Over the last ten years, the need to develop and enforce a modest uniform dress code has become a looming reality that is hard to ignore.
In private schools, uniforms are usually the first pick, either for religious reasons or because the community voted for them. When students enroll in a private school they must conform to the uniform dress code as a rule. On the other hand, public schools do not require uniforms, although they are starting to question why? Administrators, parents and even students are beginning to see that modest uniforms provide amazing benefits and improvements in regards to student safety, focus on school work, and creativity. Student safety has always been the overall concern for many US public and private schools.
Uniforms are enforced to reduce crime activity and identify strangers within the school.
A two year study in Long Beach, CA shows that enforcing uniform dress code along with school security drastically improved student safety in areas of sexual harassment (74%), assault and battery (34%), possession of weapons (52%), possession of drugs (69%), vandalism (18%), and fighting incidents (51%). Another study in Sparks Middle School, Nevada, shows a 63% drop in police catalog reports about gang activity, student fights, graffiti, property damage, and battery in 2012, upon the institution of a school uniform (http://school-uniforms.procon.org/).
Although others may argue that modest uniforms do not make a very big improvement for student safety, these facts are hard to ignore. Not only do school uniforms reduce violent outbreaks and gang activity, they also call attention to non-students and strangers on the school premises, which provides the staff with the ability to manage and monitor visitor traffic and protect students against unwanted visitors.
When every student is wearing a uniform, their attention can be focused on school work rather than appearance.
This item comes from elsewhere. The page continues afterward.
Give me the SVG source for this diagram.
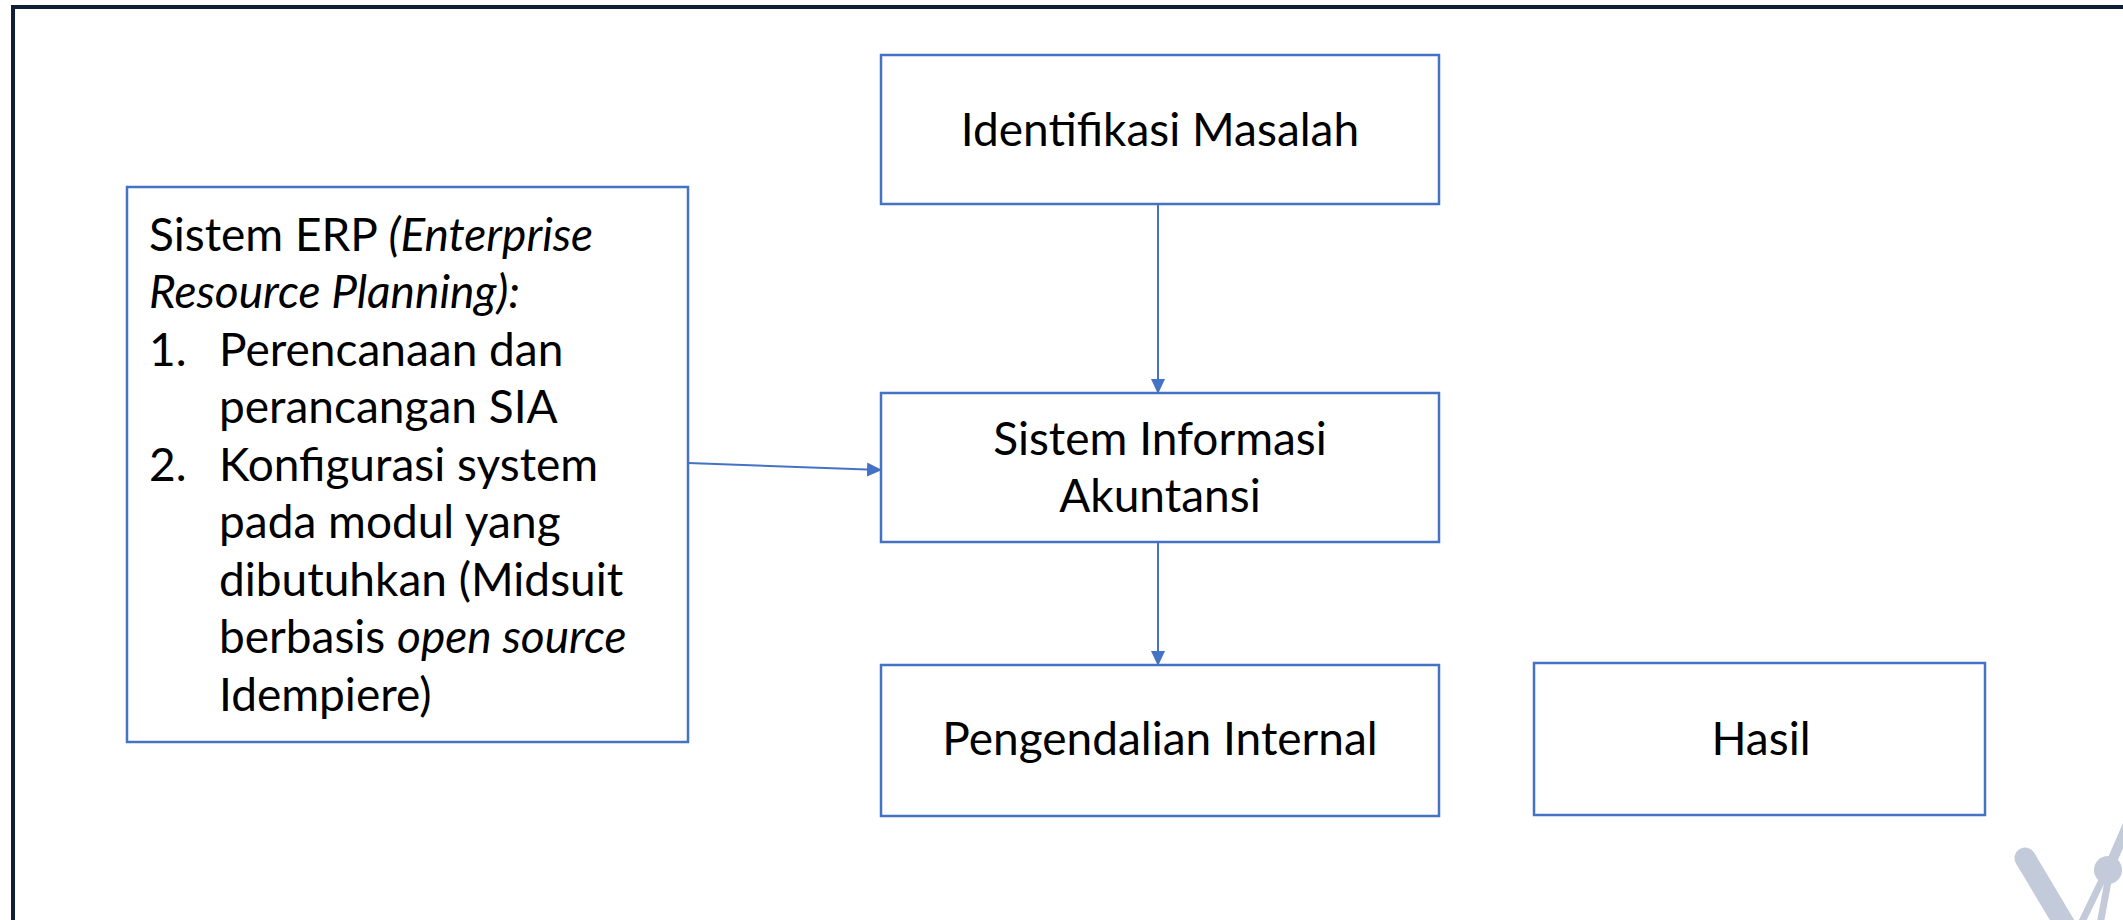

“A 2010 University of Houston study found that elementary school girls’ language test scores increased by about three percentile points after uniforms were introduced.” (Dressed for Success? The Effect of School Uniforms on Student Achievement and Behavior). Chris Hammons, Principal of Woodland Middle School in Coeur d’Alene, ID, stated that uniforms “provide for less distraction, less drama, and more of a focus on learning.” (Dressed to Distraction, by Joel Donofrio).
In culturally mixed schools where uniforms are enforced, students don’t feel pressured by their peers to forsake their religious or moral dress standards. Also, students that have a poverty stricken background, do not need to break the bank just to fit in. Uniforms are more affordable than a new stylish wardrobe for every new school year.
A common ground uniform dress code eliminates these kinds of distinctions among students, creating a more relaxed environment for kids to be themselves. Although others may argue that uniforms promote conformity, it is conformity that can divert the students focus to learning, it create’s a safe place for children to be more like their true selves without focusing on the pressures of their appearance. Without these worries, these students can devote more time to class work.
Uniforms do not solve this problem completely, but they certainly help.
There is an unspoken message that goes with a school that has no dress code requirement.
This message is: We do not care enough about student safety and learning to put these requirements in place.
A school that cares about student safety, student focus on school work, and creativity, is a school that cares about each students well being. They want to see their students be successful. So they do the grunt work to enforce their dress code, shrinking the cultural and social gaps between students and providing a better/safer learning environment.
Want to put your child’s focus on learning? Enroll them in a school that cares.